Describes Their Goods And Services
Another person or business can use your registered trade mark to indicate the:
- kind, quality, quantity, intended purpose, value, geographical origin, or some other characteristic, of their goods or services; or
- time of production of their goods or the time of rendering their services.
For example, if you have protected the phrase ‘fresh fruit’ via a registered trade mark, it might be possible for another person to use the phrase to describe their fresh produce. Again, the person using your mark would have to act objectively in ‘good faith’.
A court will objectively look at a person’s conduct to determine whether they acted in ‘good faith’. Importantly, acting in good faith does not rely on someone’s personal belief of whether they acted honestly.

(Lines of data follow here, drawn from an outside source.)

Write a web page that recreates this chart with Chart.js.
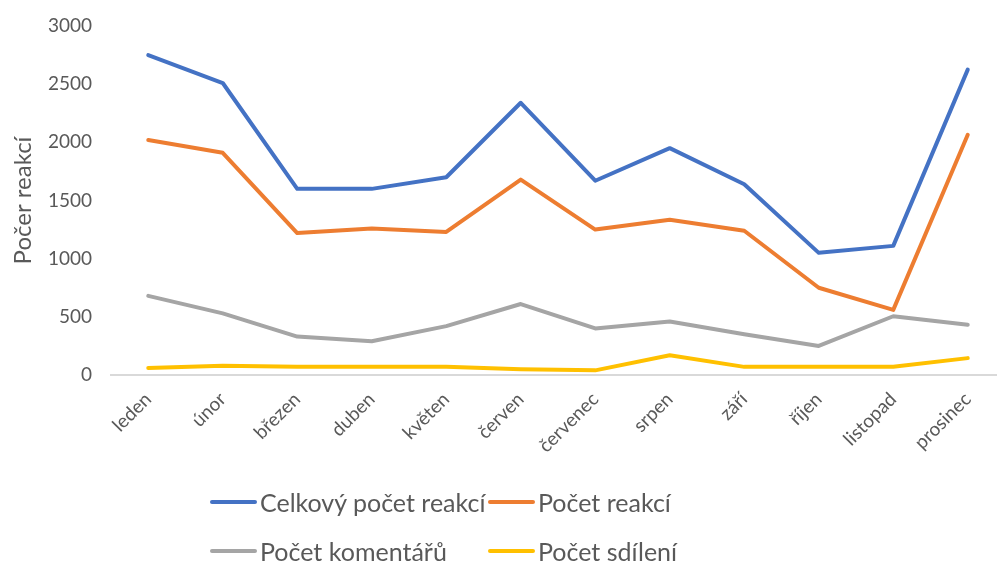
<!DOCTYPE html>
<html lang="cs">
<head>
<meta charset="utf-8">
<title>Počet reakcí</title>
<script src="https://cdn.jsdelivr.net/npm/chart.js@4.4.0/dist/chart.umd.min.js"></script>
<style>
    html, body { margin: 0; padding: 0; background: #fff; overflow: hidden; }
    #wrap { position: relative; width: 997px; height: 561px; overflow: hidden; }
    #box { position: absolute; left: 0; top: 0; width: 1010px; height: 561px; }
    #legend { position: absolute; left: 210px; top: 484px; display: grid; grid-template-columns: 278px 260px; row-gap: 13px;
              font-family: Lato, "Open Sans", sans-serif; font-size: 25px; color: #595959; }
    .item { display: flex; align-items: center; height: 36px; white-space: nowrap; }
    .swatch { width: 47px; height: 4px; border-radius: 2px; margin-right: 3px; }
</style>
</head>
<body>
<div id="wrap">
    <div id="box"><canvas id="chartReakce"></canvas></div>
    <div id="legend"></div>
</div>

<script>
// ==================== DATA ====================

const mesice = ['leden', 'únor', 'březen', 'duben', 'květen', 'červen', 'červenec', 'srpen', 'září', 'říjen', 'listopad', 'prosinec'];

const celkovyPocet = [2750, 2510, 1600, 1600, 1700, 2340, 1670, 1950, 1640, 1050, 1110, 2625];
const pocetReakci = [2020, 1910, 1220, 1260, 1230, 1680, 1250, 1335, 1240, 750, 560, 2065];
const pocetKomentaru = [680, 530, 330, 290, 420, 610, 400, 460, 350, 250, 505, 432];
const pocetSdileni = [60, 80, 70, 70, 70, 50, 40, 170, 70, 70, 70, 145];

const nazvySerii = ['Celkový počet reakcí', 'Počet reakcí', 'Počet komentářů', 'Počet sdílení'];
const barvy = ['#4472C4', '#ED7D31', '#A5A5A5', '#FFC000'];

const FONT = 'Lato, "Open Sans", sans-serif';

document.addEventListener('DOMContentLoaded', function () {
    const chart = initChart();
    renderLegend(chart);
});

function initChart() {
    const ctx = document.getElementById('chartReakce');
    const serie = [celkovyPocet, pocetReakci, pocetKomentaru, pocetSdileni];

    return new Chart(ctx, {
        type: 'line',
        data: {
            labels: mesice,
            datasets: serie.map((data, i) => ({
                label: nazvySerii[i],
                data: data,
                borderColor: barvy[i],
                backgroundColor: barvy[i],
                borderWidth: 4,
                borderCapStyle: 'round',
                borderJoinStyle: 'round',
                pointRadius: 0,
                tension: 0
            }))
        },
        options: {
            responsive: true,
            maintainAspectRatio: false,
            animation: false,
            layout: { padding: { top: 26, left: 0, right: 5, bottom: 86 } },
            plugins: {
                legend: { display: false },
                tooltip: { enabled: false }
            },
            scales: {
                x: {
                    offset: true,
                    grid: { display: false },
                    border: { display: true, color: '#d9d9d9', width: 2 },
                    ticks: {
                        color: '#595959',
                        font: { family: FONT, size: 19 },
                        minRotation: 45,
                        maxRotation: 45,
                        padding: 5,
                        autoSkip: false
                    },
                    // vyska osy pevne, aby plocha grafu koncila na y=375
                    afterFit: scale => { scale.height = 100; }
                },
                y: {
                    min: 0,
                    max: 3000,
                    grid: { display: false, drawTicks: false },
                    border: { display: false },
                    ticks: {
                        stepSize: 500,
                        color: '#595959',
                        font: { family: FONT, size: 19 },
                        padding: 19,
                        callback: value => String(value)
                    },
                    title: {
                        display: true,
                        text: 'Počer reakcí',
                        color: '#595959',
                        font: { family: FONT, size: 24 },
                        padding: { top: 9, bottom: 0 }
                    },
                    afterFit: scale => {
                        scale.width = 111;
                        // padding labelu nema posouvat horni okraj plochy
                        scale.paddingTop = 12;
                        scale.paddingBottom = 12;
                    }
                }
            }
        }
    });
}

function renderLegend(chart) {
    const legend = document.getElementById('legend');
    legend.innerHTML = chart.data.datasets.map(ds => `
        <div class="item">
            <span class="swatch" style="background:${ds.borderColor}"></span>
            <span>${ds.label}</span>
        </div>`).join('');
}
</script>
</body>
</html>
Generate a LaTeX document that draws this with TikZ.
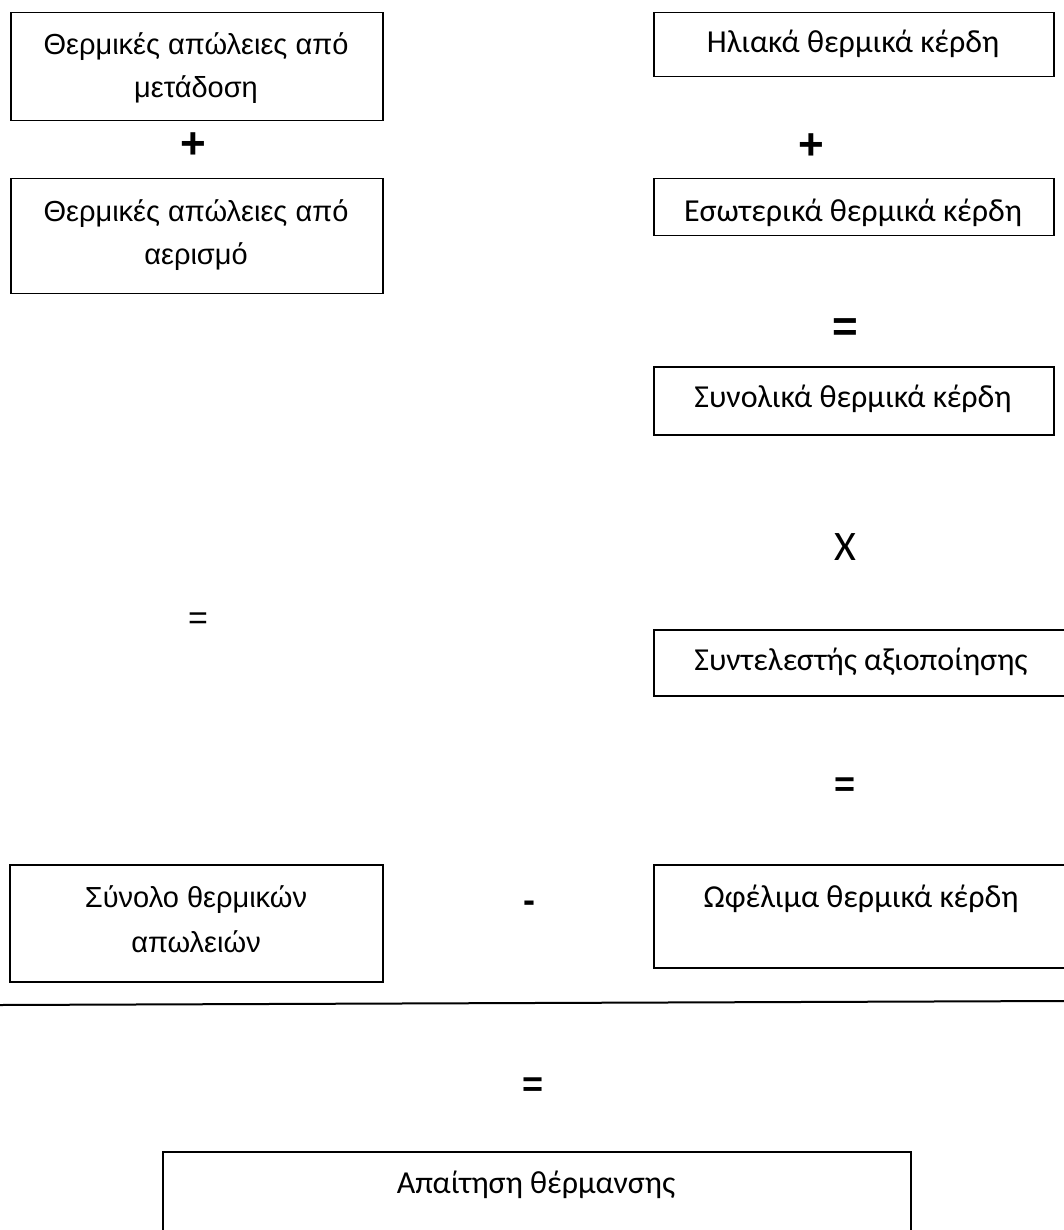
\documentclass[tikz,border=0pt]{standalone}
\usepackage{fontspec}
\setmainfont{Liberation Sans}
\newfontfamily\calfont{Carlito}
\begin{document}
\begin{tikzpicture}[x=1pt,y=-1pt,
  box/.style={draw, line width=1.5pt, rectangle, inner sep=0pt, anchor=north west},
  ltext/.style={anchor=base, inner sep=0pt, font=\fontsize{29}{32}\selectfont},
  rtext/.style={anchor=base, inner sep=0pt, font=\calfont\fontsize{32}{36}\selectfont},
  opbold/.style={anchor=center, inner sep=0pt, font=\bfseries\fontsize{44}{44}\selectfont},
  opthin/.style={anchor=center, inner sep=0pt, font=\fontsize{34}{34}\selectfont},
  opmid/.style={anchor=center, inner sep=0pt, font=\bfseries\fontsize{36}{36}\selectfont}]
\useasboundingbox (0,0) rectangle (1064,1230);
\fill[white] (0,0) rectangle (1064,1230);

% left column
\node[box, minimum width=372, minimum height=108] (l1) at (10,12) {};
\node[ltext] (l1a) at (196,55) {Θερμικές απώλειες από};
\node[ltext] (l1b) at (196,98) {μετάδοση};
\node[opbold] (plusl) at (193,146) {+};
\node[box, minimum width=372, minimum height=115] (l2) at (10,178) {};
\node[ltext] (l2a) at (196,222) {Θερμικές απώλειες από};
\node[ltext] (l2b) at (196,265) {αερισμό};
\node[opthin] (eql) at (198,621) {=};
\node[box, minimum width=373, minimum height=117] (l3) at (9,864) {};
\node[ltext] (l3a) at (196,907) {Σύνολο θερμικών};
\node[ltext] (l3b) at (196,952) {απωλειών};

% right column
\node[box, minimum width=400, minimum height=64] (r1) at (653,12) {};
\node[rtext] (r1t) at (853,53) {Ηλιακά θερμικά κέρδη};
\node[opbold] (plusr) at (811,147) {+};
\node[box, minimum width=400, minimum height=57] (r2) at (653,178) {};
\node[rtext] (r2t) at (853,222) {Εσωτερικά θερμικά κέρδη};
\node[opbold] (eqr1) at (845,330) {=};
\node[box, minimum width=400, minimum height=68] (r3) at (653,366) {};
\node[rtext] (r3t) at (853,407) {Συνολικά θερμικά κέρδη};
\node[anchor=center, inner sep=0pt, font=\calfont\fontsize{42}{42}\selectfont] (times) at (845,547) {X};
\node[box, minimum width=416, minimum height=66] (r4) at (653,629) {};
\node[rtext] (r4t) at (861,670) {Συντελεστής αξιοποίησης};
\node[opmid] (eqr2) at (845,787) {=};
\node[box, minimum width=416, minimum height=103] (r5) at (653,864) {};
\node[rtext] (r5t) at (861,907) {Ωφέλιμα θερμικά κέρδη};

% middle
\node[opmid] (minus) at (529,907) {-};
\coordinate (sepL) at (0,1005);
\coordinate (sepR) at (1064,1001);
\draw[line width=2pt] (sepL) -- (sepR);
\node[opmid] (eqb) at (533,1087) {=};
\node[box, minimum width=748, minimum height=100] (res) at (162,1151) {};
\node[rtext] (rest) at (536,1193) {Απαίτηση θέρμανσης};
\end{tikzpicture}
\end{document}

Indicates the Purpose of Their Goods and Services
Someone may also use your registered trade mark if it indicates the intended purpose of their goods and services. For example, a business that sells accessories for Samsung products might use Samsung’s trade mark when marketing their goods.
However, the ‘good faith’ requirement still applies. To use the same example, if the business claims that Samsung specifically manufactured the accessories, this may be considered an attempt by the business to take advantage of Samsung’s reputation, rather than usage in ‘good faith’.

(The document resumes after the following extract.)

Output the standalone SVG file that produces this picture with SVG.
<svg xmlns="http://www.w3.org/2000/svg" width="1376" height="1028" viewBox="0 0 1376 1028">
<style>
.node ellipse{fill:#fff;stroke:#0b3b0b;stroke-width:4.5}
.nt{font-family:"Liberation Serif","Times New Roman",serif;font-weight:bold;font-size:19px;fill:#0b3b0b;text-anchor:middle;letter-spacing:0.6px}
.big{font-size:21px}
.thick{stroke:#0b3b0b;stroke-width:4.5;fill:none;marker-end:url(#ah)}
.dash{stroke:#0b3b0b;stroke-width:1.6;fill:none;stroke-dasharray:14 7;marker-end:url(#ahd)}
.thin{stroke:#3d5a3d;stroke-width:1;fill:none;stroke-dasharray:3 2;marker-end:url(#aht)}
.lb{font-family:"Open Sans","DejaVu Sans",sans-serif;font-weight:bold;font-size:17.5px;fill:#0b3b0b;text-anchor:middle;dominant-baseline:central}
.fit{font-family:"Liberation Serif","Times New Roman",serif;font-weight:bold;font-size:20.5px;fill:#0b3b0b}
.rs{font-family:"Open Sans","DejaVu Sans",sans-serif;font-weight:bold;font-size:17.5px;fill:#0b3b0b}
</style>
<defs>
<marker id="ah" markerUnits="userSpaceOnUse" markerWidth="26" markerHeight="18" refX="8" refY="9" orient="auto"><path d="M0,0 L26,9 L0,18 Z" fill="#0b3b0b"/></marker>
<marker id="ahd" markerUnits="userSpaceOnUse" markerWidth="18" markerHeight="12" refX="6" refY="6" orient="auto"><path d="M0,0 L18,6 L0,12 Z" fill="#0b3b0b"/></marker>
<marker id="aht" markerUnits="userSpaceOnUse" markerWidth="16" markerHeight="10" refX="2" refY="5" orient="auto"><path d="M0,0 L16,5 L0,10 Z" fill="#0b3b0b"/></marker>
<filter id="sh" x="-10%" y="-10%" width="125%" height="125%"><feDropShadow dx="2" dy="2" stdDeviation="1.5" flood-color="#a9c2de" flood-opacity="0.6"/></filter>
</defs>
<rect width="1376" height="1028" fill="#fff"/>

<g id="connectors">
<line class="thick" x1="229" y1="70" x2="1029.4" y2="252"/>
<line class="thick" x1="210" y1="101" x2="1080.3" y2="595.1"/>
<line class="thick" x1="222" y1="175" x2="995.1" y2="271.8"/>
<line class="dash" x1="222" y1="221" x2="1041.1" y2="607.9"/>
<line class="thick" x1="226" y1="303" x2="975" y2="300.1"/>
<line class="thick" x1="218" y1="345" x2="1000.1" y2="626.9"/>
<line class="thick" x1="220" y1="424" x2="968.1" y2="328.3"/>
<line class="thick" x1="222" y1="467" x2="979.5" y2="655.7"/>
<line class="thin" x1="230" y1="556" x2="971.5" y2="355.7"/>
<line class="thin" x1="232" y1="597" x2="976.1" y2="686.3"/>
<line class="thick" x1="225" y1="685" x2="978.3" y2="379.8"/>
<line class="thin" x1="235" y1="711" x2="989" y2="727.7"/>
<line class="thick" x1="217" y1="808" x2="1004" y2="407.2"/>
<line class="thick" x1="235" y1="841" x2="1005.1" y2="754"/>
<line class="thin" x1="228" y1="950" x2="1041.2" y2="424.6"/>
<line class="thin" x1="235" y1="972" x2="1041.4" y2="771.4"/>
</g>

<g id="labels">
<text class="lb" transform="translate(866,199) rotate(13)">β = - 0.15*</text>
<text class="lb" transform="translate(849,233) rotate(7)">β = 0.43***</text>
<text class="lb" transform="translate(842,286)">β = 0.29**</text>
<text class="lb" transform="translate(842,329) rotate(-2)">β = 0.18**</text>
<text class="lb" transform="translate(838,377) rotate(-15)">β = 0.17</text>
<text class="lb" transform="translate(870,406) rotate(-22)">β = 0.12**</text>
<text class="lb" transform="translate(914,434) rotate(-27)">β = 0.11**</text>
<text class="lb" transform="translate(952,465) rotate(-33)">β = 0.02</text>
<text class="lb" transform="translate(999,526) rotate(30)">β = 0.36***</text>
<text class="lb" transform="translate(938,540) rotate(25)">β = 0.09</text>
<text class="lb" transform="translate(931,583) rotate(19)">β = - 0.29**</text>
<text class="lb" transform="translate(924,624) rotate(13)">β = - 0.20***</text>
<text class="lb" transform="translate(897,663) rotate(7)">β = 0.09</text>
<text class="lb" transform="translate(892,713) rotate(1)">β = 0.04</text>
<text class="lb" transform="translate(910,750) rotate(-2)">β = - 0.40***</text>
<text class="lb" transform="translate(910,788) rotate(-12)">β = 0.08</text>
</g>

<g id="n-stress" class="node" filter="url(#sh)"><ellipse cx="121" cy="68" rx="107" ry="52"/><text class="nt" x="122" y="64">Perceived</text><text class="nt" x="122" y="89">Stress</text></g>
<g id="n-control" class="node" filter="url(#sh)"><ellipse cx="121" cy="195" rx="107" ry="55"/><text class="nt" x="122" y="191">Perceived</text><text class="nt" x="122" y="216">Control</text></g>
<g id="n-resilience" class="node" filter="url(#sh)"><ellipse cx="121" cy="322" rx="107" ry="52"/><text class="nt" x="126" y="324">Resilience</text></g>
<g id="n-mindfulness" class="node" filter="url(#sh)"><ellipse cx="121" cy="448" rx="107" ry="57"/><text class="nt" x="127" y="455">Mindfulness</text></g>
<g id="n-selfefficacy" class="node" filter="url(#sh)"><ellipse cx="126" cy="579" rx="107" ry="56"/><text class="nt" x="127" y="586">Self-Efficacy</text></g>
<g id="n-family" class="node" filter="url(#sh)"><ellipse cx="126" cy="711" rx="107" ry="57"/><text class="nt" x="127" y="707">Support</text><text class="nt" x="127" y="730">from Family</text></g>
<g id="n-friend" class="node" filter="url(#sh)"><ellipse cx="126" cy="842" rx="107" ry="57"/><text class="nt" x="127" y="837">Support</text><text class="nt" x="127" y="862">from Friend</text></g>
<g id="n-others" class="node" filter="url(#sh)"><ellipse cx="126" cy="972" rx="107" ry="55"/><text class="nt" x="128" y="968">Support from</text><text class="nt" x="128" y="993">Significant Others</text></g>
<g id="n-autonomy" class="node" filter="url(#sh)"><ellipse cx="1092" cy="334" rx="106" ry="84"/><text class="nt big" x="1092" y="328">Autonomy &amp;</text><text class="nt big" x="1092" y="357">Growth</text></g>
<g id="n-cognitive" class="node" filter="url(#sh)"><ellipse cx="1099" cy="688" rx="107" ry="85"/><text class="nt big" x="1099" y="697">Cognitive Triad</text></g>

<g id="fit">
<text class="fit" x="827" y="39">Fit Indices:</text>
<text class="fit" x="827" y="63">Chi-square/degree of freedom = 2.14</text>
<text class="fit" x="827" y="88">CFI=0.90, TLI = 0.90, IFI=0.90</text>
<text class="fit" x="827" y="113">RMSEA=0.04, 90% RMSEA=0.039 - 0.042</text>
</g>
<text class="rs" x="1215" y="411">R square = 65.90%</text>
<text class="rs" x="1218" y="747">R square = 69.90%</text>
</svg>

Assists With Comparative Advertising
One of the last exceptions to trade mark infringement is comparative advertising. For example, a business in the same industry as your own might use your trade mark when advertising a specialised offer they claim is more competitive than your offering.
However, comparative advertising often portrays one business in a less favourable light to make the other business more appealing. In this instance, the other person’s use of your trade mark may mislead or deceive consumers. Furthermore, you might believe that business has been framed in an unfavourable light and suffers a loss as a consequence. In that case, you should consult a lawyer to see what legal avenues are available.
Before you decide to take legal action for trade mark infringement, you should consider whether you have a strong case for proving infringement. This typically involves getting the advice of a lawyer who can provide you with a breakdown of realistic outcomes from infringement proceedings. If you are considering whether to take legal action for trade mark infringement, our experienced IP lawyers can assist. Call us on 1300 657 423 or complete the form on this page.
Frequently Asked Questions
Trade mark infringement occurs when someone uses a sign that is deceptively similar or substantially identical to your registered trade mark. If you suspect someone has infringed your trade mark, you should seek the advice of a trade mark lawyer.
If your registered trade mark contains the name of a person or business, they might be able to use the name without infringing on your trade mark. Additionally, it might also be allowable for someone to use your trade mark to describe or indicate the purpose of their goods and services. Finally, others can use your trade mark for comparative advertising.